Kur'an-ı Kerim ve Türkçe Meali Sayfa 393
60. Size verilen her şey, yalnızca dünya hayatının metaı ve süsüdür. Allah katında olan ise, daha hayırlı ve daha süreklidir. Yine de akıllanmayacak mısınız?
61. Şimdi, kendisine güzel bir vaadde bulunduğumuz, dolayısıyla ona kavuşan kişi, dünya hayatının metaı ile metalandırdığımız sonra kıyamet günü (azaba uğramak için) hazır bulundurulanlardan olan kişi gibi midir?
62. O gün (Allah) onlara seslenecek: «Benim ortaklarım olarak öne sürdükleriniz nerede?» der.
63. Üzerlerine (azab) sözü hak olanlar derler ki: «Rabbimiz, işte bizim azdırıp saptırdıklarımız bunlar; kendimiz azıp saptığımız gibi, onları da azdırıp saptırdık. (Şimdiyse) Sana (gelip onlardan) uzaklaşmış bulunmaktayız. Onlar bize tapıyor da değillerdi.»
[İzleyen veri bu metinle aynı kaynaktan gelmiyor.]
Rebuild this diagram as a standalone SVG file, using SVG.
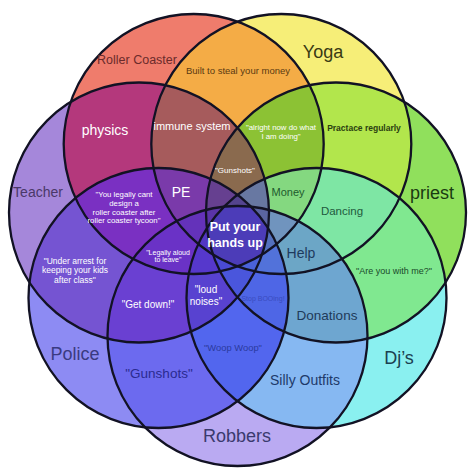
<svg xmlns="http://www.w3.org/2000/svg" width="472" height="472" viewBox="0 0 472 472">
<style>
.t{font-family:"Liberation Sans",Arial,sans-serif;text-anchor:middle}
.w{fill:#ffffff}
.b{font-weight:bold}
.o{fill:none;stroke:#121224;stroke-width:2.3}
</style>
<defs>
<clipPath id="p0_1"><circle cx="193.7" cy="144" r="130"/></clipPath>
<clipPath id="p0_2" clip-path="url(#p0_1)"><circle cx="281.3" cy="144" r="130"/></clipPath>
<clipPath id="p0_3" clip-path="url(#p0_2)"><circle cx="336" cy="212.5" r="130"/></clipPath>
<clipPath id="p0_4" clip-path="url(#p0_3)"><circle cx="316.5" cy="298" r="130"/></clipPath>
<clipPath id="p0_5" clip-path="url(#p0_4)"><circle cx="237.5" cy="336" r="130"/></clipPath>
<clipPath id="p0_6" clip-path="url(#p0_5)"><circle cx="158.5" cy="298" r="130"/></clipPath>
<clipPath id="p1_1"><circle cx="281.3" cy="144" r="130"/></clipPath>
<clipPath id="p1_2" clip-path="url(#p1_1)"><circle cx="336" cy="212.5" r="130"/></clipPath>
<clipPath id="p1_3" clip-path="url(#p1_2)"><circle cx="316.5" cy="298" r="130"/></clipPath>
<clipPath id="p1_4" clip-path="url(#p1_3)"><circle cx="237.5" cy="336" r="130"/></clipPath>
<clipPath id="p1_5" clip-path="url(#p1_4)"><circle cx="158.5" cy="298" r="130"/></clipPath>
<clipPath id="p2_1"><circle cx="336" cy="212.5" r="130"/></clipPath>
<clipPath id="p2_2" clip-path="url(#p2_1)"><circle cx="316.5" cy="298" r="130"/></clipPath>
<clipPath id="p2_3" clip-path="url(#p2_2)"><circle cx="237.5" cy="336" r="130"/></clipPath>
<clipPath id="p2_4" clip-path="url(#p2_3)"><circle cx="158.5" cy="298" r="130"/></clipPath>
<clipPath id="p2_5" clip-path="url(#p2_4)"><circle cx="139" cy="212.5" r="130"/></clipPath>
<clipPath id="p3_1"><circle cx="316.5" cy="298" r="130"/></clipPath>
<clipPath id="p3_2" clip-path="url(#p3_1)"><circle cx="237.5" cy="336" r="130"/></clipPath>
<clipPath id="p3_3" clip-path="url(#p3_2)"><circle cx="158.5" cy="298" r="130"/></clipPath>
<clipPath id="p3_4" clip-path="url(#p3_3)"><circle cx="139" cy="212.5" r="130"/></clipPath>
<clipPath id="p3_5" clip-path="url(#p3_4)"><circle cx="193.7" cy="144" r="130"/></clipPath>
<clipPath id="p4_1"><circle cx="237.5" cy="336" r="130"/></clipPath>
<clipPath id="p4_2" clip-path="url(#p4_1)"><circle cx="158.5" cy="298" r="130"/></clipPath>
<clipPath id="p4_3" clip-path="url(#p4_2)"><circle cx="139" cy="212.5" r="130"/></clipPath>
<clipPath id="p4_4" clip-path="url(#p4_3)"><circle cx="193.7" cy="144" r="130"/></clipPath>
<clipPath id="p4_5" clip-path="url(#p4_4)"><circle cx="281.3" cy="144" r="130"/></clipPath>
<clipPath id="p5_1"><circle cx="158.5" cy="298" r="130"/></clipPath>
<clipPath id="p5_2" clip-path="url(#p5_1)"><circle cx="139" cy="212.5" r="130"/></clipPath>
<clipPath id="p5_3" clip-path="url(#p5_2)"><circle cx="193.7" cy="144" r="130"/></clipPath>
<clipPath id="p5_4" clip-path="url(#p5_3)"><circle cx="281.3" cy="144" r="130"/></clipPath>
<clipPath id="p5_5" clip-path="url(#p5_4)"><circle cx="336" cy="212.5" r="130"/></clipPath>
<clipPath id="p6_1"><circle cx="139" cy="212.5" r="130"/></clipPath>
<clipPath id="p6_2" clip-path="url(#p6_1)"><circle cx="193.7" cy="144" r="130"/></clipPath>
<clipPath id="p6_3" clip-path="url(#p6_2)"><circle cx="281.3" cy="144" r="130"/></clipPath>
<clipPath id="p6_4" clip-path="url(#p6_3)"><circle cx="336" cy="212.5" r="130"/></clipPath>
<clipPath id="p6_5" clip-path="url(#p6_4)"><circle cx="316.5" cy="298" r="130"/></clipPath>
</defs>
<rect width="472" height="472" fill="#ffffff"/>
<g id="region-fills">
<circle cx="193.7" cy="144" r="130" fill="#EF7C6C"/>
<circle cx="281.3" cy="144" r="130" fill="#F6EE78"/>
<circle cx="336" cy="212.5" r="130" fill="#90E05C"/>
<circle cx="316.5" cy="298" r="130" fill="#8AF0F0"/>
<circle cx="237.5" cy="336" r="130" fill="#BAAAF2"/>
<circle cx="158.5" cy="298" r="130" fill="#8D8BF3"/>
<circle cx="139" cy="212.5" r="130" fill="#A587DA"/>
<circle cx="281.3" cy="144" r="130" fill="#F4AC46" clip-path="url(#p0_1)"/>
<circle cx="336" cy="212.5" r="130" fill="#B2E64C" clip-path="url(#p1_1)"/>
<circle cx="316.5" cy="298" r="130" fill="#80E890" clip-path="url(#p2_1)"/>
<circle cx="237.5" cy="336" r="130" fill="#86B8F2" clip-path="url(#p3_1)"/>
<circle cx="158.5" cy="298" r="130" fill="#6C6AEF" clip-path="url(#p4_1)"/>
<circle cx="139" cy="212.5" r="130" fill="#7554D2" clip-path="url(#p5_1)"/>
<circle cx="193.7" cy="144" r="130" fill="#B4387C" clip-path="url(#p6_1)"/>
<circle cx="336" cy="212.5" r="130" fill="#8CC234" clip-path="url(#p0_2)"/>
<circle cx="316.5" cy="298" r="130" fill="#7EE6A4" clip-path="url(#p1_2)"/>
<circle cx="237.5" cy="336" r="130" fill="#6EA6D0" clip-path="url(#p2_2)"/>
<circle cx="158.5" cy="298" r="130" fill="#5266EE" clip-path="url(#p3_2)"/>
<circle cx="139" cy="212.5" r="130" fill="#6A40D2" clip-path="url(#p4_2)"/>
<circle cx="193.7" cy="144" r="130" fill="#7A30C2" clip-path="url(#p5_2)"/>
<circle cx="281.3" cy="144" r="130" fill="#A65B5C" clip-path="url(#p6_2)"/>
<circle cx="316.5" cy="298" r="130" fill="#84D880" clip-path="url(#p0_3)"/>
<circle cx="237.5" cy="336" r="130" fill="#6CA6C6" clip-path="url(#p1_3)"/>
<circle cx="158.5" cy="298" r="130" fill="#4E66E6" clip-path="url(#p2_3)"/>
<circle cx="139" cy="212.5" r="130" fill="#5842D0" clip-path="url(#p3_3)"/>
<circle cx="193.7" cy="144" r="130" fill="#6A32C6" clip-path="url(#p4_3)"/>
<circle cx="281.3" cy="144" r="130" fill="#7A3AAA" clip-path="url(#p5_3)"/>
<circle cx="336" cy="212.5" r="130" fill="#8A6A4E" clip-path="url(#p6_3)"/>
<circle cx="237.5" cy="336" r="130" fill="#7094BE" clip-path="url(#p0_4)"/>
<circle cx="158.5" cy="298" r="130" fill="#5272DA" clip-path="url(#p1_4)"/>
<circle cx="139" cy="212.5" r="130" fill="#4A56DC" clip-path="url(#p2_4)"/>
<circle cx="193.7" cy="144" r="130" fill="#5638CC" clip-path="url(#p3_4)"/>
<circle cx="281.3" cy="144" r="130" fill="#6432BA" clip-path="url(#p4_4)"/>
<circle cx="336" cy="212.5" r="130" fill="#664090" clip-path="url(#p5_4)"/>
<circle cx="316.5" cy="298" r="130" fill="#6878A2" clip-path="url(#p6_4)"/>
<circle cx="158.5" cy="298" r="130" fill="#5470BE" clip-path="url(#p0_5)"/>
<circle cx="139" cy="212.5" r="130" fill="#4A62DA" clip-path="url(#p1_5)"/>
<circle cx="193.7" cy="144" r="130" fill="#4A4AD4" clip-path="url(#p2_5)"/>
<circle cx="281.3" cy="144" r="130" fill="#5236C4" clip-path="url(#p3_5)"/>
<circle cx="336" cy="212.5" r="130" fill="#5A34A8" clip-path="url(#p4_5)"/>
<circle cx="316.5" cy="298" r="130" fill="#54448E" clip-path="url(#p5_5)"/>
<circle cx="237.5" cy="336" r="130" fill="#5A64A0" clip-path="url(#p6_5)"/>
<circle cx="139" cy="212.5" r="130" fill="#4C3CB8" clip-path="url(#p0_6)"/>
</g>
<g id="roller-coaster"><circle class="o" cx="193.7" cy="144" r="130"/><text class="t" x="137" y="64" font-size="12.5" fill="#6B2B2B">Roller Coaster</text></g>
<g id="yoga"><circle class="o" cx="281.3" cy="144" r="130"/><text class="t" x="323" y="58" font-size="18" fill="#3A3A14">Yoga</text></g>
<g id="priest"><circle class="o" cx="336" cy="212.5" r="130"/><text class="t" x="432" y="199" font-size="18" fill="#1A3A12">priest</text></g>
<g id="djs"><circle class="o" cx="316.5" cy="298" r="130"/><text class="t" x="399" y="364" font-size="18" fill="#1A4050">Dj’s</text></g>
<g id="robbers"><circle class="o" cx="237.5" cy="336" r="130"/><text class="t" x="237" y="442" font-size="18" fill="#3A3A6E">Robbers</text></g>
<g id="police"><circle class="o" cx="158.5" cy="298" r="130"/><text class="t" x="75" y="360" font-size="18" fill="#3A3A80">Police</text></g>
<g id="teacher"><circle class="o" cx="139" cy="212.5" r="130"/><text class="t" x="38" y="197" font-size="14" fill="#4A3868">Teacher</text></g>
<g id="overlap-labels">
<text class="t" x="238" y="74" font-size="9.5" fill="#5A3A12">Built to steal your money</text>
<text class="t w" x="105" y="135" font-size="14">physics</text>
<text class="t w" x="192" y="130" font-size="11">immune system</text>
<text class="t w" x="281" y="130" font-size="7.8">"alright now do what</text>
<text class="t w" x="281" y="139" font-size="7.8">I am doing"</text>
<text class="t b" x="364" y="131" font-size="8.5" fill="#2A4010">Practace regularly</text>
<text class="t w" x="181" y="197" font-size="14">PE</text>
<text class="t w" x="124" y="197" font-size="7.8">"You legally cant</text>
<text class="t w" x="124" y="205.5" font-size="7.8">design a</text>
<text class="t w" x="124" y="214.5" font-size="7.8">roller coaster after</text>
<text class="t w" x="124" y="223" font-size="7.8">roller coaster tycoon"</text>
<text class="t w" x="235" y="173" font-size="8">"Gunshots"</text>
<text class="t" x="288" y="196" font-size="11" fill="#1E5A2E">Money</text>
<text class="t" x="342" y="215" font-size="11.5" fill="#1E5A3E">Dancing</text>
<text class="t w b" x="235" y="231" font-size="12.5">Put your</text>
<text class="t w b" x="235" y="247" font-size="12.5">hands up</text>
<text class="t" x="301" y="258" font-size="14" fill="#1E3A5E">Help</text>
<text class="t w" x="168" y="254.5" font-size="7">"Legally aloud</text>
<text class="t w" x="168" y="261.5" font-size="7">to leave"</text>
<text class="t w" x="75" y="264" font-size="8.5">"Under arrest for</text>
<text class="t w" x="75" y="273" font-size="8.5">keeping your kids</text>
<text class="t w" x="75" y="283" font-size="8.5">after class"</text>
<text class="t" x="394" y="274" font-size="9" fill="#1A4A2A">"Are you with me?"</text>
<text class="t w" x="206" y="293" font-size="10">"loud</text>
<text class="t w" x="206" y="305" font-size="10">noises"</text>
<text class="t" x="263" y="301" font-size="7" fill="#3A4CC0">Stop BOOing!</text>
<text class="t w" x="148" y="308" font-size="10">"Get down!"</text>
<text class="t" x="327" y="320" font-size="13.5" fill="#1E3A5A">Donations</text>
<text class="t" x="233" y="351" font-size="9.4" fill="#2A3A9E">"Woop Woop"</text>
<text class="t" x="159" y="378" font-size="13.5" fill="#2A2A90">"Gunshots"</text>
<text class="t" x="305" y="385" font-size="14" fill="#1E3A6A">Silly Outfits</text>
</g>
</svg>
64. Denir ki: «Ortaklarınızı çağırın.» Böylelikle onları çağırırlar, ama kendilerine cevap vermezler ve azabı görürler. Hidayet bulmuş olsalardı ne olurdu.
65. O gün (Allah) onlara seslenerek: «Peygamberlere ne cevab verdiniz?» der.
66. Artık o gün, haberler onlar için körelmiştir; onlar birbirlerine de soramazlar.
67. Ancak kim tevbe edip iman eder ve salih amellerde bulunursa artık kurtuluşa erenlerden olmasını umabilir.
68. Rabbin, dilediğini yaratır ve seçer; seçim onlara ait değlidir. Allah, onların ortak koşmakta olduklarından münezzehtir, yücedir.
69. Rabbin onların göğüslerinin saklamakta olduklarını da, açığa vurmakta olduklarını da bilir.
70. O, Allah'tır, kendisinden başka ilah yoktur. İlkte de, sonda da hamd O'nundur. Hüküm de O'nundur ve O'na döndürüleceksiniz.